I suoi pantaloni quanto costano?
«95 euro, che non è poco. Potrei guadagnare di più se aumentassi la produzione, ma per ora sto bene così, piccola piccola. Anzi, se in futuro farò numeri più alti, vorrei farlo abbassando i prezzi».
Che cosa hanno di particolare i VPants, come li chiama lei?
«Le 1500 fantasie che compro in Italia, Francia, Stati Uniti e Germania e che, volendo, posso abbinare in ogni modo con 300 tessuti stretch diversi. Tutto è personalizzabile in maniera semplice e sofisticata, e in taglia unica per essere modellato su ogni corpo. Si confeziona a richiesta e in una settimana parte la spedizione. Gli ordini li prendo dai social network e dal sito. Prima era un casino».
In che senso?
«Non ero attrezzata per pagamenti con Paypal e carta di credito e quindi l’unico modo per pagare era farmi un bonifico. Prima ero solo una ragazzina che si divertiva, adesso mi sono organizzata. Siccome non so star dietro alle cose fiscali, ho tre giovani amici molto preparati che mi stanno aiutando a capire tutto e anche a trovare fondi per le attività imprenditoriali giovanili in Regione e nella Comunità Europea. Vedremo».

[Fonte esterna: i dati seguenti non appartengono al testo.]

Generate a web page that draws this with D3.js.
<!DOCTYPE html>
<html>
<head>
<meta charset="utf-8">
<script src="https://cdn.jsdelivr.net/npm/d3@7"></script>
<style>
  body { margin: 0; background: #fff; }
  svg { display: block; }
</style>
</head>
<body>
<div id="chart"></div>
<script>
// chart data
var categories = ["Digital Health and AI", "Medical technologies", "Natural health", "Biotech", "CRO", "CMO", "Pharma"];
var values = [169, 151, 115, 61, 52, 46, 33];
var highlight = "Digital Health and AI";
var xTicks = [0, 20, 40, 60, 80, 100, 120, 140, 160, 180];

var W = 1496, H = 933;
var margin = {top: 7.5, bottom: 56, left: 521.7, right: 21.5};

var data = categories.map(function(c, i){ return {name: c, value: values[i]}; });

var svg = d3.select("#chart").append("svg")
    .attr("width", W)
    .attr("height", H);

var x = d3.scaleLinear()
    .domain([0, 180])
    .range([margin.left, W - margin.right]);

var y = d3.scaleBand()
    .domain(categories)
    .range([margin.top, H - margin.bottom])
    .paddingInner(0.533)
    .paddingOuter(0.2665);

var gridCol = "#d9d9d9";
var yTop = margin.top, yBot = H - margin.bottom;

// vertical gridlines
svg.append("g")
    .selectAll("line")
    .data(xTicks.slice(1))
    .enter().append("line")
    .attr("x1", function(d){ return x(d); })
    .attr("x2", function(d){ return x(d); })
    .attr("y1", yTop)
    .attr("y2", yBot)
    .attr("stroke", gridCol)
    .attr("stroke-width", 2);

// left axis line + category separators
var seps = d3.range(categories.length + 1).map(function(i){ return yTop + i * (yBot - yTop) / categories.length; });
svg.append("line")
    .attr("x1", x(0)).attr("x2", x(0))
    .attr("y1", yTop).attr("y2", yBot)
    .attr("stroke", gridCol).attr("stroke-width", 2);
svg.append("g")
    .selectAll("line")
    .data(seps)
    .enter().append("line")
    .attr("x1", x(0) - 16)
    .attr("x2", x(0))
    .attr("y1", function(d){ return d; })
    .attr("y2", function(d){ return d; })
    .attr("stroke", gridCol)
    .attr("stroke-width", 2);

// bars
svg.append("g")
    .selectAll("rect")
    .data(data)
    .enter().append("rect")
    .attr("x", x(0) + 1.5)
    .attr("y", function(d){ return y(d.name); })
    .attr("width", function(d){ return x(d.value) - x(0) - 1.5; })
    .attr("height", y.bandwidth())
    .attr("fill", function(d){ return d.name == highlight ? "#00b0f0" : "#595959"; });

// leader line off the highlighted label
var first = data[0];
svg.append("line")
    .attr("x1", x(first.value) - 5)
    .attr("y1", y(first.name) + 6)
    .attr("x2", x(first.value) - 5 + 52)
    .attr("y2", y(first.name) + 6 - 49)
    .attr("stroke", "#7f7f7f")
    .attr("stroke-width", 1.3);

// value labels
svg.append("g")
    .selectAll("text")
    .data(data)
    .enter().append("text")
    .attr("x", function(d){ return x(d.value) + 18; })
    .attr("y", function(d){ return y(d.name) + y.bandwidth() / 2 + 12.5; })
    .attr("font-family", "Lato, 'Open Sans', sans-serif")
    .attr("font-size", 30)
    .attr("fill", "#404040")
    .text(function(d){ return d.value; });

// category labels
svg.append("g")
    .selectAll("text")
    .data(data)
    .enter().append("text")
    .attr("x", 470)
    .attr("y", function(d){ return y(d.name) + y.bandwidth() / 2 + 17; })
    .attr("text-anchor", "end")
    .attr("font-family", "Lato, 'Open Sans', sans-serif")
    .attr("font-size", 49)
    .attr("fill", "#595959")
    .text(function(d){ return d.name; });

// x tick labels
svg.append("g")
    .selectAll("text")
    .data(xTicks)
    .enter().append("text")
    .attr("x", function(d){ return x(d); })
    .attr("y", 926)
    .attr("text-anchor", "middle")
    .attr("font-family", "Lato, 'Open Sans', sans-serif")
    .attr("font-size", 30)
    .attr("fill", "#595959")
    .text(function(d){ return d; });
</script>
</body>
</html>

Le milanesi hanno risposto?
«Benissimo. Girando per Milano ne vedo tanti addosso. Mi faccia dire, poi, che il laboratorio che cuce i miei pantaloni dà lavoro solo a italiani. Non ce l’ho con nessuno, sia chiaro, ma il mio è vero Made in Italy. Grazie a loro adesso faccio anche tuniche, gonne lunghe, salopette e camicie coreane da uomo. Il bello è che non ho investito un euro».
Che vuol dire?
«Non li avevo. Ho fatto un paio di pantaloni, poi due, dieci, e ho sempre reinvestito. Come zio Paperone e il suo nichelino. Se domani chiudo, ho solo guadagnato. Questa è la mia storia».

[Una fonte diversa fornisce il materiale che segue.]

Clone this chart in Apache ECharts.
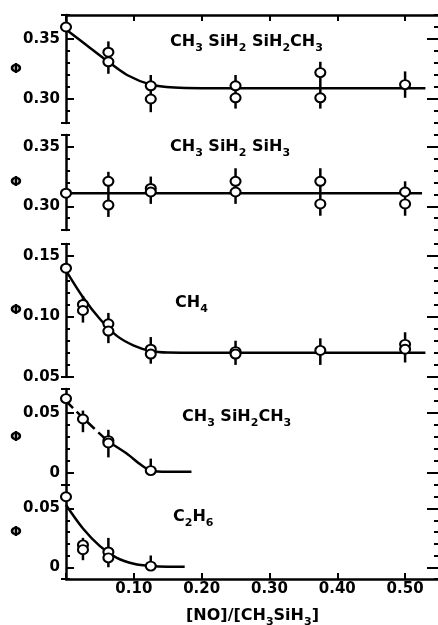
<!DOCTYPE html>
<html>
<head>
<meta charset="utf-8">
<script src="https://cdn.jsdelivr.net/npm/echarts@6/dist/echarts.min.js"></script>
<style>
html, body { margin: 0; padding: 0; background: #fff; }
#box { width: 438px; height: 625px; }
</style>
</head>
<body>
<div id="box"></div>
<script>
// x axis: [NO]/[CH3SiH3]
const xTicks = [0.1, 0.2, 0.3, 0.4, 0.5];

// CH3SiH2SiH2CH3
const disiPts = [[0, 0.360], [0.0625, 0.339], [0.0625, 0.331], [0.125, 0.311], [0.125, 0.300],
  [0.25, 0.311], [0.25, 0.301], [0.375, 0.322], [0.375, 0.301], [0.5, 0.312]];
const disiBars = [[0.0625, 0.321, 0.348], [0.125, 0.289, 0.320], [0.25, 0.292, 0.320],
  [0.375, 0.292, 0.331], [0.5, 0.301, 0.323]];
const disiCurve = [[0, 0.358], [0.03, 0.345], [0.0625, 0.331], [0.09, 0.320], [0.125, 0.312],
  [0.16, 0.3095], [0.2, 0.309], [0.3, 0.309], [0.4, 0.309], [0.53, 0.309]];

// CH3SiH2SiH3
const triPts = [[0, 0.311], [0.0625, 0.321], [0.0625, 0.301], [0.125, 0.315], [0.125, 0.312],
  [0.25, 0.321], [0.25, 0.312], [0.375, 0.321], [0.375, 0.302], [0.5, 0.312], [0.5, 0.302]];
const triBars = [[0.0625, 0.291, 0.329], [0.125, 0.302, 0.325], [0.25, 0.302, 0.332],
  [0.375, 0.292, 0.332], [0.5, 0.292, 0.321]];
const triCurve = [[0, 0.311], [0.25, 0.311], [0.525, 0.311]];

// CH4
const ch4Pts = [[0, 0.140], [0.025, 0.110], [0.025, 0.105], [0.0625, 0.094], [0.0625, 0.088],
  [0.125, 0.073], [0.125, 0.069], [0.25, 0.071], [0.25, 0.069], [0.375, 0.072], [0.5, 0.077], [0.5, 0.073]];
const ch4Bars = [[0.025, 0.095, 0.117], [0.0625, 0.078, 0.103], [0.125, 0.061, 0.083],
  [0.25, 0.060, 0.080], [0.375, 0.060, 0.082], [0.5, 0.062, 0.087]];
const ch4Curve = [[0, 0.138], [0.025, 0.116], [0.05, 0.098], [0.075, 0.084], [0.1, 0.076],
  [0.125, 0.0715], [0.15, 0.0702], [0.2, 0.070], [0.3, 0.070], [0.4, 0.070], [0.53, 0.070]];

// CH3SiH2CH3 (dashed start, then solid)
const dmsPts = [[0, 0.062], [0.025, 0.045], [0.0625, 0.027], [0.0625, 0.025], [0.125, 0.002]];
const dmsBars = [[0.025, 0.034, 0.052], [0.0625, 0.013, 0.036], [0.125, 0.0, 0.012]];
const dmsCurveDash = [[0, 0.060], [0.025, 0.046], [0.0625, 0.026]];
const dmsCurve = [[0.0625, 0.026], [0.09, 0.016], [0.11, 0.007], [0.125, 0.002],
  [0.15, 0.001], [0.185, 0.001]];

// C2H6
const ethPts = [[0, 0.060], [0.025, 0.019], [0.025, 0.015], [0.0625, 0.013], [0.0625, 0.008], [0.125, 0.001]];
const ethBars = [[0.025, 0.006, 0.025], [0.0625, 0.0, 0.025], [0.125, 0.0, 0.010]];
const ethCurve = [[0, 0.053], [0.025, 0.033], [0.05, 0.018], [0.075, 0.008], [0.1, 0.003],
  [0.125, 0.001], [0.15, 0.0005], [0.175, 0.0005]];

const panels = [
  { label: '{b|CH}{s|3}{b| SiH}{s|2}{b| SiH}{s|2}{b|CH}{s|3}', lx: 170, ly: 30,
    top: 15, height: 108, min: 0.28, max: 0.37, yTicks: [0.30, 0.35],
    pts: disiPts, bars: disiBars, curve: disiCurve },
  { label: '{b|CH}{s|3}{b| SiH}{s|2}{b| SiH}{s|3}', lx: 170, ly: 135,
    top: 135, height: 95, min: 0.28, max: 0.36, yTicks: [0.30, 0.35],
    pts: triPts, bars: triBars, curve: triCurve },
  { label: '{b|CH}{s|4}', lx: 175, ly: 291,
    top: 244, height: 133, min: 0.05, max: 0.16, yTicks: [0.05, 0.10, 0.15],
    pts: ch4Pts, bars: ch4Bars, curve: ch4Curve },
  { label: '{b|CH}{s|3}{b| SiH}{s|2}{b|CH}{s|3}', lx: 182, ly: 405,
    top: 389, height: 96, min: -0.01, max: 0.07, yTicks: [0, 0.05],
    pts: dmsPts, bars: dmsBars, curve: dmsCurve, dash: dmsCurveDash },
  { label: '{b|C}{s|2}{b|H}{s|6}', lx: 173, ly: 505,
    top: 485, height: 94, min: -0.01, max: 0.07, yTicks: [0, 0.05],
    pts: ethPts, bars: ethBars, curve: ethCurve }
];

const font = 'DejaVu Sans';
const rich = {
  b: { fontFamily: font, fontWeight: 'bold', fontSize: 16, color: '#000', lineHeight: 24 },
  s: { fontFamily: font, fontWeight: 'bold', fontSize: 11, color: '#000', lineHeight: 24, verticalAlign: 'bottom' }
};
const black = { color: '#000', width: 2.5 };
const fmt = v => (v === 0 ? '0' : v.toFixed(2));

const grids = [], xAxes = [], yAxes = [], series = [], titles = [];

panels.forEach((p, i) => {
  grids.push({ left: 66, width: 373, top: p.top, height: p.height, outerBoundsMode: 'none', containLabel: false });
  titles.push({ text: p.label, left: p.lx, top: p.ly, padding: 0, textStyle: { rich } });

  const last = i === panels.length - 1;
  xAxes.push({
    gridIndex: i, type: 'value', min: 0, max: 0.55, interval: 0.1,
    show: i === 0 || last, position: i === 0 ? 'top' : 'bottom',
    axisLine: { onZero: false, lineStyle: black },
    axisTick: { inside: true, length: 6, lineStyle: { color: '#000', width: 2 } },
    axisLabel: last ? {
      customValues: xTicks, formatter: fmt, margin: 3,
      fontFamily: font, fontWeight: 'bold', fontSize: 15, color: '#000'
    } : { show: false },
    splitLine: { show: false },
    name: last ? '{b|[NO]/[CH}{s|3}{b|SiH}{s|3}{b|]}' : '',
    nameLocation: 'middle', nameGap: 25, nameMoveOverlap: false,
    nameTextStyle: { rich }
  });

  const base = { gridIndex: i, type: 'value', min: p.min, max: p.max, splitLine: { show: false } };
  const yi = yAxes.length;
  // main left axis, minor ticks every 0.01
  yAxes.push({
    ...base, position: 'left', interval: 0.01,
    axisLine: { onZero: false, lineStyle: black },
    axisTick: { inside: true, length: 4, lineStyle: { color: '#000', width: 2 } },
    axisLabel: {
      customValues: p.yTicks, formatter: fmt, margin: 6,
      fontFamily: font, fontWeight: 'bold', fontSize: 15, color: '#000'
    },
    name: 'Φ', nameLocation: 'middle', nameRotate: 0, nameGap: 44, nameMoveOverlap: false,
    nameTextStyle: { fontFamily: font, fontWeight: 'bold', fontSize: 14, color: '#000' }
  });
  // longer ticks at labelled values
  yAxes.push({
    ...base, position: 'left',
    axisLine: { show: false, onZero: false },
    axisTick: { inside: true, length: 8, customValues: p.yTicks, lineStyle: { color: '#000', width: 2 } },
    axisLabel: { show: false }
  });
  // end brackets
  yAxes.push({
    ...base, position: 'left',
    axisLine: { show: false, onZero: false },
    axisTick: { inside: false, length: 5, customValues: [p.min, p.max], lineStyle: { color: '#000', width: 2 } },
    axisLabel: { show: false }
  });
  // right edge ticks
  yAxes.push({
    ...base, position: 'right', interval: 0.01,
    axisLine: { onZero: false, lineStyle: black },
    axisTick: { inside: true, length: 5, lineStyle: { color: '#000', width: 2 } },
    axisLabel: { show: false }
  });
  yAxes.push({
    ...base, position: 'right',
    axisLine: { show: false, onZero: false },
    axisTick: { inside: true, length: 12, customValues: p.yTicks, lineStyle: { color: '#000', width: 2 } },
    axisLabel: { show: false }
  });

  series.push({
    type: 'line', xAxisIndex: i, yAxisIndex: yi, data: p.curve,
    smooth: 0.3, showSymbol: false, z: 2,
    lineStyle: { color: '#000', width: 2.5 }
  });
  if (p.dash) {
    series.push({
      type: 'line', xAxisIndex: i, yAxisIndex: yi, data: p.dash,
      smooth: 0.3, showSymbol: false, z: 2,
      lineStyle: { color: '#000', width: 2.5, type: [10, 5] }
    });
  }
  series.push({
    type: 'custom', xAxisIndex: i, yAxisIndex: yi, data: p.bars, z: 3,
    renderItem: (params, api) => {
      const a = api.coord([api.value(0), api.value(1)]);
      const b = api.coord([api.value(0), api.value(2)]);
      return {
        type: 'line',
        shape: { x1: a[0], y1: a[1], x2: b[0], y2: b[1] },
        style: { stroke: '#000', lineWidth: 2.5 }
      };
    }
  });
  series.push({
    type: 'scatter', xAxisIndex: i, yAxisIndex: yi, data: p.pts, z: 4,
    symbol: 'circle', symbolSize: [10, 9],
    itemStyle: { color: '#fff', borderColor: '#000', borderWidth: 2, opacity: 1 }
  });
});

const chart = echarts.init(document.getElementById('box'), null, { renderer: 'canvas' });
chart.setOption({
  animation: false,
  backgroundColor: '#fff',
  title: titles,
  grid: grids,
  xAxis: xAxes,
  yAxis: yAxes,
  series
});
</script>
</body>
</html>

In un’altra città italiana avrebbe potuto fare altrettanto?
«Non credo. Milano è la città più dinamica e concreta d’Italia. Può essere giudicata male in mille modi, ma è comoda, reattiva e offre tanto, a meno che non si dorma in piedi».
Città un po’ chiusa?
«Aperta e pronta a tutto se si parla di business, per il resto, sì, è un po’ chiusa. È difficile che un milanese si apra davvero. Di solito stanno fra loro, per gruppi sociali. È brutto da dire, ma è così. Se sei straniero è più facile, ma questo perché siamo un po’ provinciali».
Quelli della Milano bene anche un po’ fighetti e snob…
«Un po’ è vero, ma io sto bene con tutti. Non mi riconosco nel cliché: ho frequentato solo per un anno una scuola privata e sono cresciuta in maniera differente rispetto a tutte le persone che mi circondano. E poi mio padre era diverso, senza fronzoli, era un uomo di mare che amava la barca a vela. Non so se mi spiego».
Suo figlio è nato a Milano o Parigi?
«A Milano, al Buzzi. Il suo papà era d’accordo, era al mio fianco, anche se la considera troppo provinciale. Io amo Parigi, ci vado spessissimo, ma non ci vivrei mai. E lo stesso vale per città come Londra e New York. Troppo grandi. Se dovessi andar via da qui non andrei mai in un’altra città, ma in un paesino sul mare. A Cadaques, per esempio, dove ho conosciuto Mathieu. Però non so se ce la farei a vivere lontano da una città, anche se mi spaventano».
Vale anche per Milano?
«Certo. Me la ricordo bene la mia adolescenza e se penso che mio figlio potrebbe vivere qualcosa di lontanamente simile, mi sparo prima. La droga è ovunque, come l’alcol e le tentazioni di ogni tipo. Milano può essere molto pericolosa».